Tie CDXJ fields to WARC / HTTP headers
Section 6 of the CDXJ spec, defines the fields to be included in a JSON block as url, digest, mime, payload, filename, offset, length, and status. It might be useful to document where these things can be found when parsing a WARC file, as some of them are from the WARC header and some in the HTTP header.
From what I can see of looking through the CDXJ-indexer code, the fields map as follows:
- url
- WARC-Target-URI
- digest
- WARC-Payload-Digest
- mime
- If the WARC Record Type is 'revisit' then the type should be "warc/revisit", otherwise use the HTTP Content-Type header.
- filename
- WARC-Filename
- offset
- This is something calculated by counting through the WARC file byte-by-byte? I can't find it in the WARC spec.
- length
- WARC Content-Length
- status
- Status Code from the HTTP header
I believe offset is the byte offset of the WARC record, so you can seek directly to the record you want without reading through the entire file.
@TheTechRobo thanks, yes that's the purpose of offset, what I have a question about here is that most of these values are easily found by reading either the WARC header or the HTTP header of the associated record.
However, if someone was trying to index a WARC file containing several records, the offset of every record is not contained in the WARC file itself, and has to be calculated separately.
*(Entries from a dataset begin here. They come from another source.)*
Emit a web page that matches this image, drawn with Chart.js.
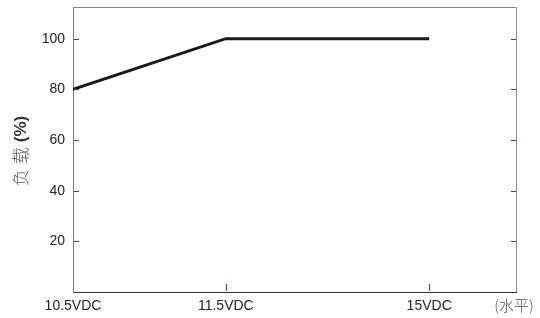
<!DOCTYPE html>
<html><head><meta charset="utf-8">
<script src="https://cdn.jsdelivr.net/npm/chart.js@4/dist/chart.umd.min.js"></script>
<style>html,body{margin:0;padding:0;background:#fff}#wrap{width:540px;height:318px}</style>
</head><body><div id="wrap"><canvas id="c" width="540" height="318"></canvas></div>
<script>
const categories = ['10.5VDC', '11.5VDC', '15VDC'];
const xValues = [0, 3.45, 8.04];
const loadValues = [80, 100, 100];
const yTicks = [20, 40, 60, 80, 100];
const yTitleChars = ['负', '载'];
const yTitleUnit = '(%)';
const xTitle = '(水平)';

const FONT = '"Liberation Sans", Arial, sans-serif';
const CJK = '"Noto Sans CJK SC", sans-serif';
const TICKBLUE = '#3c3ca8';

const framePlugin = {
  id: 'frame',
  afterDraw(chart) {
    const ctx = chart.ctx, a = chart.chartArea;
    const xs = chart.scales.x, ys = chart.scales.y;
    ctx.save();
    ctx.strokeStyle = '#888';
    ctx.lineWidth = 1;
    ctx.beginPath();
    ctx.moveTo(a.left, a.top + 0.5); ctx.lineTo(a.right + 0.5, a.top + 0.5);
    ctx.lineTo(a.right + 0.5, a.bottom);
    ctx.stroke();
    ctx.strokeStyle = TICKBLUE;
    yTicks.forEach(v => {
      const y = Math.round(ys.getPixelForValue(v)) + 0.5;
      ctx.beginPath(); ctx.moveTo(a.left + 1, y); ctx.lineTo(a.left + 6, y); ctx.stroke();
      ctx.beginPath(); ctx.moveTo(a.right - 5, y); ctx.lineTo(a.right, y); ctx.stroke();
    });
    xValues.slice(1).forEach(v => {
      const x = Math.round(xs.getPixelForValue(v)) + 0.5;
      ctx.beginPath(); ctx.moveTo(x, a.bottom - 1); ctx.lineTo(x, a.bottom - 8); ctx.stroke();
    });
    ctx.fillStyle = '#555';
    ctx.translate(21, 151);
    ctx.rotate(-Math.PI / 2);
    ctx.textBaseline = 'middle';
    ctx.textAlign = 'left';
    ctx.font = '300 17px ' + CJK;
    const cw = ctx.measureText(yTitleChars[0]).width;
    ctx.font = 'bold 17px ' + FONT;
    const uw = ctx.measureText(yTitleUnit).width;
    const gap = 5;
    const total = cw * yTitleChars.length + gap * yTitleChars.length + uw;
    let pos = -total / 2;
    ctx.font = '300 17px ' + CJK;
    yTitleChars.forEach(ch => { ctx.fillText(ch, pos, 0); pos += cw + gap; });
    ctx.fillStyle = '#333';
    ctx.font = 'bold 17px ' + FONT;
    ctx.fillText(yTitleUnit, pos, 0);
    ctx.restore();
    ctx.save();
    ctx.fillStyle = '#555';
    ctx.font = '300 15px ' + CJK;
    ctx.textAlign = 'center';
    ctx.textBaseline = 'middle';
    ctx.fillText(xTitle, 514, 305);
    ctx.restore();
  }
};

new Chart(document.getElementById('c'), {
  type: 'line',
  data: {
    datasets: [{
      data: xValues.map((x, i) => ({ x: x, y: loadValues[i] })),
      borderColor: '#1a1a1a',
      borderWidth: 3,
      pointRadius: 0,
      tension: 0,
      fill: false
    }]
  },
  options: {
    responsive: false,
    animation: false,
    layout: { padding: { top: 7, right: 24, left: 0, bottom: 0 } },
    plugins: { legend: { display: false }, tooltip: { enabled: false } },
    scales: {
      x: {
        type: 'linear',
        min: 0, max: 10,
        afterBuildTicks(s) { s.ticks = xValues.map(v => ({ value: v })); },
        afterFit(s) { s.height = 26; s.paddingLeft = 0; s.paddingRight = 0; },
        grid: { display: false, drawTicks: false },
        border: { display: true, color: '#333', width: 1 },
        ticks: {
          autoSkip: false, maxRotation: 0, padding: 6,
          color: '#222',
          font: { family: FONT, size: 14 },
          callback(v) { const i = xValues.indexOf(v); return i >= 0 ? categories[i] : ''; }
        }
      },
      y: {
        min: 0, max: 112.5,
        afterBuildTicks(s) { s.ticks = yTicks.map(v => ({ value: v })); },
        afterFit(s) { s.width = 73; s.paddingTop = 0; s.paddingBottom = 0; },
        grid: { display: false, drawTicks: false },
        border: { display: true, color: '#777', width: 1 },
        ticks: {
          padding: 8,
          color: '#222',
          font: { family: FONT, size: 14 }
        }
      }
    }
  },
  plugins: [framePlugin]
});
</script>
</body></html>
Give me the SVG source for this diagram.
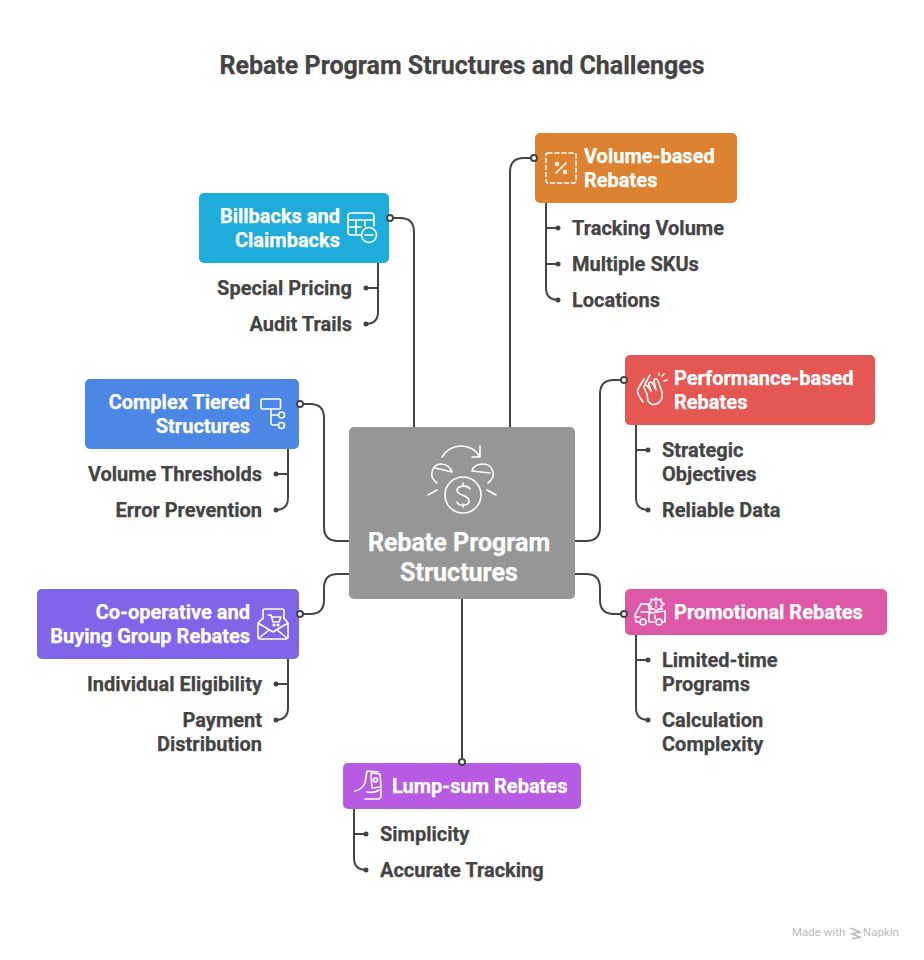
<svg xmlns="http://www.w3.org/2000/svg" width="924" height="960" viewBox="0 0 924 960">
<style>
text{font-family:Roboto,"Liberation Sans",sans-serif;font-weight:700}
.title{font-size:25px;fill:#444;text-anchor:middle;stroke:#444;stroke-width:.25}
.nt{font-size:20px;fill:#fff;stroke:#fff;stroke-width:.25}
.ct{font-size:25px;fill:#fff;text-anchor:middle;stroke:#fff;stroke-width:.25}
.lb{font-size:20px;fill:#444;stroke:#444;stroke-width:.25}
.e{text-anchor:end}
.ln{fill:none;stroke:#444;stroke-width:2}
.pt{fill:#444}
.op{fill:#fff;stroke:#444;stroke-width:2}
.ic{fill:none;stroke:#fff;stroke-width:1.6;stroke-linecap:round;stroke-linejoin:round}
.wm{font-size:11.5px;fill:#bbb;font-weight:400}
</style>
<rect width="924" height="960" fill="#fff"/>
<text class="title" x="462" y="74">Rebate Program Structures and Challenges</text>
<g id="center">
<rect x="349" y="427" width="226" height="172" rx="5" fill="#969696"/>
<g class="ic">
<path d="M442 457C447 449 454 446 461 446C469 446 476 450 480 457M480 446V457H472"/>
<path d="M437 483C433 480 431 476 432 472C433 467 436 464 441 464C447 464 451 468 452 472L435 468"/>
<path d="M488 483C492 480 494 476 493 472C492 467 488 464 483 464C477 464 473 467 472 471L490 473"/>
<circle cx="463" cy="495" r="18"/>
<path d="M470 489C468 485 458 485 457 490C456 496 469 494 469 501C469 506 459 507 457 502M463 483V486M463 504V507"/>
<path d="M428 495L437 490M496 495L487 490"/>
</g>
<text class="ct" x="459" y="551">Rebate Program</text>
<text class="ct" x="459" y="581">Structures</text>
</g>
<g id="billbacks">
<rect x="199" y="193" width="190" height="70" rx="5" fill="#1eacdb"/>
<text class="nt e" x="340" y="223">Billbacks and</text>
<text class="nt e" x="340" y="247">Claimbacks</text>
<g class="ic">
<path d="M361 235H351Q348 235 348 232V216Q348 213 351 213H371Q374 213 374 216V226M348 220H374M348 227H361M356 220V235M365 220V226"/>
<circle cx="369" cy="235" r="7.5"/><path d="M365 235H373"/>
</g>
<text class="lb e" x="352" y="295">Special Pricing</text>
<text class="lb e" x="352" y="331">Audit Trails</text>
</g>
<g id="volume">
<rect x="535" y="133" width="202" height="70" rx="5" fill="#dd8230"/>
<text class="nt" x="584" y="163">Volume-based</text>
<text class="nt" x="584" y="187">Rebates</text>
<g class="ic">
<rect x="546" y="153" width="30" height="30" rx="2" stroke-dasharray="4 3"/>
<path d="M566 163L556 173"/><circle cx="557" cy="164" r="1.4"/><circle cx="565" cy="172" r="1.4"/>
</g>
<text class="lb" x="572" y="235">Tracking Volume</text>
<text class="lb" x="572" y="271">Multiple SKUs</text>
<text class="lb" x="572" y="307">Locations</text>
</g>
<g id="performance">
<rect x="625" y="355" width="250" height="70" rx="5" fill="#e55753"/>
<text class="nt" x="674" y="385">Performance-based</text>
<text class="nt" x="674" y="409">Rebates</text>
<g class="ic">
<path d="M644 379L638 389C636 392 640 398 643 402M650 375L645 384"/>
<path d="M647 394L644 388C643 385 646 384 648 387L651 391L649 385C648 382 651 381 653 384L656 390L654 381C654 378 657 378 658 381L661 389C663 394 663 400 658 403C654 406 650 404 648 401Z"/>
<path d="M662 376L664 374M664 381L667 380M659 373L659 375"/>
</g>
<text class="lb" x="662" y="457">Strategic</text>
<text class="lb" x="662" y="481">Objectives</text>
<text class="lb" x="662" y="517">Reliable Data</text>
</g>
<g id="promotional">
<rect x="625" y="589" width="262" height="46" rx="5" fill="#de58a8"/>
<text class="nt" x="674" y="619">Promotional Rebates</text>
<g class="ic">
<path d="M640 622H636L635 615L641 604H648L650 612M641 612H650M649 613V622H654M650 613L665 611V622H662"/>
<path d="M636 617H640M655 615V619"/>
<circle cx="643" cy="622" r="3"/><circle cx="659" cy="622" r="3"/>
<path d="M656 598L658 600L661 599L661 602L664 604L661 606L662 609L659 609L656 611L654 609L651 609L651 606L649 604L651 602L651 599L654 600Z"/>
<path d="M656 601V605M656 607V607.500"/>
</g>
<text class="lb" x="662" y="667">Limited-time</text>
<text class="lb" x="662" y="691">Programs</text>
<text class="lb" x="662" y="727">Calculation</text>
<text class="lb" x="662" y="751">Complexity</text>
</g>
<g id="lump">
<rect x="343" y="763" width="238" height="46" rx="5" fill="#b75ce2"/>
<text class="nt" x="392" y="793">Lump-sum Rebates</text>
<g class="ic">
<path d="M355 791C360 790 363 787 365 783L367 771L378 772"/>
<path d="M371 773L380 774L381 787L372 788Z"/>
<circle cx="375.500" cy="780" r="2"/>
<path d="M365 799H379L381 797V789M367 792C372 793 376 792 379 790"/>
</g>
<text class="lb" x="380" y="841">Simplicity</text>
<text class="lb" x="380" y="877">Accurate Tracking</text>
</g>
<g id="coop">
<rect x="37" y="589" width="262" height="70" rx="5" fill="#7f65e8"/>
<text class="nt e" x="250" y="619">Co-operative and</text>
<text class="nt e" x="250" y="643">Buying Group Rebates</text>
<g class="ic">
<path d="M263 619V611Q263 609 265 609H282Q284 609 284 611V619"/>
<path d="M263 618L258 623V637Q258 639 260 639H286Q288 639 288 637V623L284 618M258 623L273 632L288 623M259 638L269 630M287 638L277 630"/>
<path d="M268 615H271L273 622H279L281 617H272"/><circle cx="274" cy="625" r="0.8"/><circle cx="278" cy="625" r="0.8"/>
</g>
<text class="lb e" x="262" y="691">Individual Eligibility</text>
<text class="lb e" x="262" y="727">Payment</text>
<text class="lb e" x="262" y="751">Distribution</text>
</g>
<g id="complex">
<rect x="85" y="379" width="214" height="70" rx="5" fill="#4d87e6"/>
<text class="nt e" x="250" y="409">Complex Tiered</text>
<text class="nt e" x="250" y="433">Structures</text>
<g class="ic">
<rect x="261" y="399" width="19.500" height="10" rx="1"/>
<path d="M271 409V423Q271 425 273 425H278M271 415H278"/>
<circle cx="281.500" cy="415" r="3"/><circle cx="281.500" cy="425.500" r="3"/>
</g>
<text class="lb e" x="262" y="481">Volume Thresholds</text>
<text class="lb e" x="262" y="517">Error Prevention</text>
</g>
<g id="connectors">
<path class="ln" d="M414 427V232Q414 218 400 218H393"/>
<path class="ln" d="M510 427V172Q510 158 524 158H531"/>
<path class="ln" d="M575 541H586Q600 541 600 527V394Q600 380 614 380H621"/>
<path class="ln" d="M575 574H586Q600 574 600 588V600Q600 614 614 614H621"/>
<path class="ln" d="M349 574H338Q324 574 324 588V600Q324 614 310 614H303"/>
<path class="ln" d="M349 541H338Q324 541 324 527V418Q324 404 310 404H303"/>
<path class="ln" d="M462 599V758"/>
<circle class="op" cx="390" cy="218" r="3"/>
<circle class="op" cx="534" cy="158" r="3"/>
<circle class="op" cx="624" cy="380" r="3"/>
<circle class="op" cx="624" cy="614" r="3"/>
<circle class="op" cx="300" cy="614" r="3"/>
<circle class="op" cx="300" cy="404" r="3"/>
<circle class="op" cx="462" cy="762" r="3"/>
<path class="ln" d="M378 263V312Q378 324 365 324M378 288H365"/>
<path class="ln" d="M546 203V288Q546 300 559 300M546 228H559M546 264H559"/>
<path class="ln" d="M636 425V498Q636 510 649 510M636 450H649"/>
<path class="ln" d="M636 635V708Q636 720 649 720M636 660H649"/>
<path class="ln" d="M354 809V858Q354 870 367 870M354 834H367"/>
<path class="ln" d="M288 659V708Q288 720 275 720M288 684H275"/>
<path class="ln" d="M288 449V498Q288 510 275 510M288 474H275"/>
<g class="pt">
<circle cx="366" cy="288" r="2.500"/><circle cx="366" cy="324" r="2.500"/>
<circle cx="558" cy="228" r="2.500"/><circle cx="558" cy="264" r="2.500"/><circle cx="558" cy="300" r="2.500"/>
<circle cx="648" cy="450" r="2.500"/><circle cx="648" cy="510" r="2.500"/>
<circle cx="648" cy="660" r="2.500"/><circle cx="648" cy="720" r="2.500"/>
<circle cx="366" cy="834" r="2.500"/><circle cx="366" cy="870" r="2.500"/>
<circle cx="276" cy="684" r="2.500"/><circle cx="276" cy="720" r="2.500"/>
<circle cx="276" cy="474" r="2.500"/><circle cx="276" cy="510" r="2.500"/>
</g>
</g>
<g id="watermark">
<text class="wm" x="792" y="936">Made with</text>
<path d="M850 928L860 932L852 934L860 937L852 939" fill="none" stroke="#bbb" stroke-width="1.500"/>
<text class="wm" x="863" y="936">Napkin</text>
</g>
</svg>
Is this correct?
My current working solution is to read the WARC header to bytes, read the WARC body to bytes, and add the sum of bytes to a counter when looping through every record in the file.
More generally, for the other values which do map directly to the WARC record, this could be mentioned in the spec.
However, if someone was trying to index a WARC file containing several records, the offset of every record is not contained in the WARC file itself, and has to be calculated separately. Is this correct?
Correct; WARC files can be concatenated, so a calculated offset wouldn't even necessarily be accurate.
My current working solution is to read the WARC header to bytes, read the WARC body to bytes, and add the sum of bytes to a counter when looping through every record in the file.
Most programming languages offer a tell method on files that you can use to get the current file position. You can call that before you read the WARC header to get the offset.
@TheTechRobo thanks! I hadn't considered getting the file position when reading through.